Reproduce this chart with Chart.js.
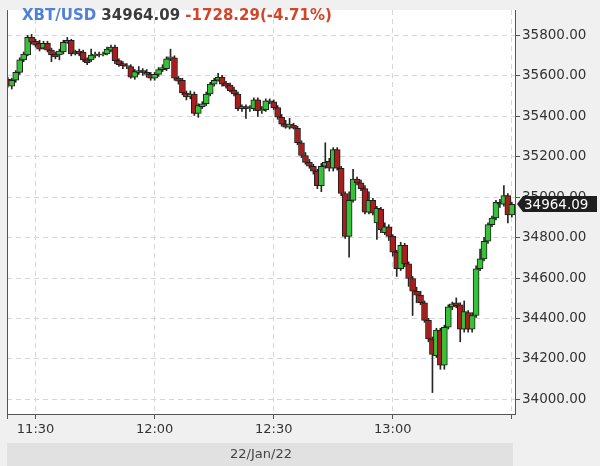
<!DOCTYPE html>
<html>
<head>
<meta charset="utf-8">
<script src="https://cdn.jsdelivr.net/npm/chart.js@4.4.1/dist/chart.umd.min.js"></script>
<style>
html, body { margin: 0; padding: 0; background: #f0f0f0; }
#wrap { width: 600px; height: 466px; }
</style>
</head>
<body>
<div id="wrap"><canvas id="chart" width="600" height="466"></canvas></div>
<script>
const symbol = 'XBT/USD';
const lastPrice = '34964.09';
const change = '-1728.29(-4.71%)';
const dateLabel = '22/Jan/22';

// one-minute candles, 11:23 .. 13:30
const times = [
    '11:23','11:24','11:25','11:26','11:27','11:28','11:29',
    '11:30','11:31','11:32','11:33','11:34','11:35','11:36','11:37','11:38','11:39',
    '11:40','11:41','11:42','11:43','11:44','11:45','11:46','11:47','11:48','11:49',
    '11:50','11:51','11:52','11:53','11:54','11:55','11:56','11:57','11:58','11:59',
    '12:00','12:01','12:02','12:03','12:04','12:05','12:06','12:07','12:08','12:09',
    '12:10','12:11','12:12','12:13','12:14','12:15','12:16','12:17','12:18','12:19',
    '12:20','12:21','12:22','12:23','12:24','12:25','12:26','12:27','12:28','12:29',
    '12:30','12:31','12:32','12:33','12:34','12:35','12:36','12:37','12:38','12:39',
    '12:40','12:41','12:42','12:43','12:44','12:45','12:46','12:47','12:48','12:49',
    '12:50','12:51','12:52','12:53','12:54','12:55','12:56','12:57','12:58','12:59',
    '13:00','13:01','13:02','13:03','13:04','13:05','13:06','13:07','13:08','13:09',
    '13:10','13:11','13:12','13:13','13:14','13:15','13:16','13:17','13:18','13:19',
    '13:20','13:21','13:22','13:23','13:24','13:25','13:26','13:27','13:28','13:29',
    '13:30'
];

const open = [
    35583, 35549, 35578, 35617, 35679, 35703, 35790,
    35771, 35761, 35737, 35761, 35727, 35708, 35703, 35718, 35766, 35776,
    35708, 35723, 35718, 35679, 35679, 35699, 35708, 35703, 35708, 35727,
    35742, 35675, 35660, 35646, 35646, 35593, 35617, 35626, 35617, 35607,
    35588, 35607, 35631, 35636, 35684, 35689, 35588, 35578, 35515, 35496,
    35510, 35414, 35448, 35462, 35510, 35559, 35578, 35593, 35564, 35554,
    35530, 35510, 35438, 35448, 35438, 35438, 35481, 35428, 35433, 35477,
    35472, 35443, 35395, 35361, 35346, 35356, 35341, 35269, 35206, 35172,
    35153, 35129, 35057, 35153, 35177, 35143, 35235, 35143, 35018, 34806,
    34984, 35090, 35071, 35042, 34926, 34984, 34873, 34941, 34825, 34854,
    34806, 34728, 34646, 34762, 34670, 34598, 34535, 34516, 34478, 34391,
    34299, 34217, 34343, 34169, 34357, 34458, 34478, 34468, 34348, 34430,
    34348, 34415, 34646, 34695, 34782, 34864, 34897, 34975, 34965, 35008,
    34912
];

const high = [
    35593, 35588, 35626, 35689, 35718, 35800, 35805,
    35781, 35776, 35771, 35771, 35737, 35718, 35732, 35776, 35790, 35781,
    35727, 35732, 35727, 35689, 35732, 35718, 35718, 35718, 35742, 35752,
    35752, 35684, 35670, 35660, 35655, 35631, 35646, 35636, 35631, 35617,
    35617, 35641, 35655, 35694, 35732, 35699, 35597, 35588, 35525, 35525,
    35520, 35462, 35472, 35520, 35568, 35588, 35612, 35602, 35573, 35564,
    35544, 35520, 35457, 35457, 35453, 35491, 35491, 35448, 35486, 35486,
    35481, 35453, 35409, 35380, 35390, 35366, 35351, 35279, 35221, 35187,
    35163, 35138, 35167, 35269, 35192, 35245, 35245, 35153, 35027, 35027,
    35138, 35100, 35085, 35057, 35027, 34994, 34955, 34950, 34873, 34864,
    34815, 34738, 34777, 34772, 34680, 34608, 34555, 34535, 34487, 34401,
    34309, 34352, 34352, 34367, 34468, 34482, 34502, 34478, 34487, 34439,
    34430, 34661, 34743, 34801, 34873, 34907, 34984, 34989, 35057, 35018,
    34975
];

const low = [
    35544, 35535, 35568, 35607, 35670, 35699, 35757,
    35742, 35723, 35732, 35718, 35670, 35684, 35679, 35708, 35761, 35699,
    35703, 35699, 35670, 35655, 35670, 35689, 35694, 35699, 35703, 35718,
    35660, 35646, 35636, 35636, 35588, 35583, 35607, 35602, 35593, 35578,
    35578, 35597, 35621, 35626, 35675, 35578, 35559, 35506, 35481, 35486,
    35404, 35395, 35438, 35453, 35501, 35549, 35573, 35549, 35539, 35520,
    35501, 35428, 35424, 35390, 35424, 35428, 35399, 35414, 35424, 35462,
    35433, 35385, 35351, 35341, 35337, 35337, 35259, 35196, 35163, 35143,
    35114, 35042, 35027, 35143, 35129, 35129, 35134, 35008, 34796, 34704,
    34975, 35061, 35032, 34917, 34917, 34912, 34791, 34825, 34815, 34786,
    34709, 34608, 34637, 34656, 34559, 34415, 34478, 34468, 34381, 34285,
    34034, 34207, 34149, 34149, 34348, 34444, 34453, 34285, 34333, 34333,
    34333, 34405, 34637, 34685, 34772, 34854, 34888, 34950, 34955, 34873,
    34902
];

const close = [
    35554, 35578, 35617, 35679, 35708, 35790, 35766,
    35752, 35732, 35761, 35727, 35703, 35694, 35723, 35766, 35776, 35708,
    35718, 35708, 35679, 35665, 35703, 35708, 35703, 35708, 35732, 35742,
    35675, 35655, 35650, 35650, 35593, 35621, 35626, 35617, 35607, 35588,
    35607, 35631, 35641, 35684, 35694, 35588, 35573, 35515, 35496, 35510,
    35414, 35453, 35462, 35510, 35559, 35578, 35593, 35559, 35549, 35525,
    35510, 35438, 35448, 35438, 35443, 35481, 35428, 35433, 35477, 35472,
    35443, 35395, 35361, 35346, 35361, 35341, 35269, 35206, 35172, 35153,
    35129, 35057, 35153, 35172, 35143, 35235, 35143, 35018, 34806, 34984,
    35090, 35071, 35042, 34926, 34984, 34921, 34945, 34839, 34854, 34806,
    34728, 34646, 34762, 34670, 34598, 34535, 34516, 34478, 34391, 34299,
    34222, 34343, 34169, 34357, 34458, 34473, 34463, 34348, 34434, 34348,
    34415, 34646, 34695, 34782, 34864, 34897, 34975, 34965, 35008, 34912,
    34964.09
];

const priceTicks = [34000, 34200, 34400, 34600, 34800, 35000, 35200, 35400, 35600, 35800];
const timeTicks = ['11:30', '12:00', '12:30', '13:00', '13:30'];

const toMin = s => {
    const [h, m] = s.split(':').map(Number);
    return h * 60 + m;
};
const fmtMin = v => {
    const h = Math.floor(v / 60), m = v % 60;
    return h + ':' + String(m).padStart(2, '0');
};

const upColor = '#36c236';
const downColor = '#a81e1c';
const outline = '#1e1e1e';

const bodies = times.map((t, i) => ({ x: toMin(t), y: [open[i], close[i]] }));
const wicks = times.map((t, i) => ({ x: toMin(t), y: [low[i], high[i]] }));
const bodyColors = close.map((c, i) => c >= open[i] ? upColor : downColor);

const frame = {
    id: 'frame',
    beforeDraw(chart) {
        const { ctx, chartArea: a, width, height } = chart;
        ctx.save();
        ctx.fillStyle = '#f0f0f0';
        ctx.fillRect(0, 0, width, height);
        ctx.fillStyle = '#ffffff';
        ctx.fillRect(a.left, a.top, a.right - a.left, a.bottom - a.top);

        // date strip under the time axis
        ctx.fillStyle = '#e1e1e1';
        ctx.fillRect(a.left, 443, a.right - a.left - 2, height - 443);
        ctx.fillStyle = '#444';
        ctx.font = '13px "DejaVu Sans"';
        ctx.textAlign = 'center';
        ctx.textBaseline = 'middle';
        ctx.fillText(dateLabel, (a.left + a.right) / 2, 455);
        ctx.restore();
    },
    afterDraw(chart) {
        const { ctx, chartArea: a } = chart;
        ctx.save();

        // left border of the plot
        ctx.strokeStyle = '#555';
        ctx.lineWidth = 1;
        ctx.beginPath();
        ctx.moveTo(a.left + 0.5, a.top);
        ctx.lineTo(a.left + 0.5, a.bottom + 5);
        ctx.stroke();

        // title line
        ctx.font = 'bold 15px "DejaVu Sans"';
        ctx.textAlign = 'left';
        ctx.textBaseline = 'alphabetic';
        let x = 22;
        const parts = [[symbol, '#4f82d6'], [lastPrice, '#3c3c3c'], [change, '#d2452a']];
        parts.forEach(([txt, col]) => {
            ctx.fillStyle = col;
            ctx.fillText(txt, x, 20);
            x += ctx.measureText(txt + ' ').width;
        });

        // last price tag
        const y = Math.round(chart.scales.y.getPixelForValue(close[close.length - 1]));
        const x0 = a.right + 2;
        ctx.fillStyle = '#1f1f1f';
        ctx.beginPath();
        ctx.moveTo(x0, y);
        ctx.lineTo(x0 + 6, y - 8);
        ctx.lineTo(597, y - 8);
        ctx.lineTo(597, y + 8);
        ctx.lineTo(x0 + 6, y + 8);
        ctx.closePath();
        ctx.fill();
        ctx.fillStyle = '#ffffff';
        ctx.font = '13.5px "DejaVu Sans"';
        ctx.textBaseline = 'middle';
        ctx.fillText(lastPrice, x0 + 7, y + 1);
        ctx.restore();
    }
};

new Chart(document.getElementById('chart').getContext('2d'), {
    type: 'bar',
    data: {
        datasets: [{
            label: 'body',
            data: bodies,
            backgroundColor: bodyColors,
            borderColor: outline,
            borderWidth: 1,
            borderSkipped: false,
            barThickness: 6,
            minBarLength: 1,
            grouped: false,
            order: 0
        }, {
            label: 'wick',
            data: wicks,
            backgroundColor: '#262626',
            borderWidth: 0,
            barThickness: 1,
            grouped: false,
            order: 1
        }]
    },
    options: {
        responsive: false,
        animation: false,
        layout: { padding: { left: 7, top: 0, right: 0, bottom: 0 } },
        plugins: {
            legend: { display: false },
            tooltip: { enabled: false }
        },
        scales: {
            x: {
                type: 'linear',
                min: 682.8,
                max: 810.8,
                offset: false,
                afterBuildTicks: scale => {
                    scale.ticks = timeTicks.map(t => ({ value: toMin(t) }));
                },
                afterFit: scale => { scale.height = 52; },
                grid: {
                    offset: false,
                    color: '#d6d6d6',
                    tickColor: '#555',
                    tickLength: 5,
                    tickBorderDash: []
                },
                border: { color: '#555', dash: [5, 4] },
                ticks: {
                    color: '#333',
                    font: { family: 'DejaVu Sans', size: 13 },
                    padding: 3,
                    maxRotation: 0,
                    autoSkip: false,
                    callback: v => v >= toMin('13:30') ? '' : fmtMin(v)
                }
            },
            y: {
                position: 'right',
                min: 33928,
                max: 35925,
                afterBuildTicks: scale => {
                    scale.ticks = priceTicks.map(v => ({ value: v }));
                },
                afterFit: scale => { scale.width = 85; },
                grid: {
                    color: '#d6d6d6',
                    tickColor: '#555',
                    tickLength: 5,
                    tickBorderDash: []
                },
                border: { color: '#555', dash: [5, 4] },
                ticks: {
                    color: '#333',
                    font: { family: 'DejaVu Sans', size: 13.5 },
                    padding: 2,
                    callback: v => v.toFixed(2)
                }
            }
        }
    },
    plugins: [frame]
});
</script>
</body>
</html>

---

[WHAT THIS TASK INVOLVES]
Repeat the listing above exactly from its first line to the line containing "const dateLabel = '22/Jan/22';", both included, and omit the pictures.

[RESULT OF THIS EXERCISE]
Reproduce this chart with Chart.js.
<!DOCTYPE html>
<html>
<head>
<meta charset="utf-8">
<script src="https://cdn.jsdelivr.net/npm/chart.js@4.4.1/dist/chart.umd.min.js"></script>
<style>
html, body { margin: 0; padding: 0; background: #f0f0f0; }
#wrap { width: 600px; height: 466px; }
</style>
</head>
<body>
<div id="wrap"><canvas id="chart" width="600" height="466"></canvas></div>
<script>
const symbol = 'XBT/USD';
const lastPrice = '34964.09';
const change = '-1728.29(-4.71%)';
const dateLabel = '22/Jan/22';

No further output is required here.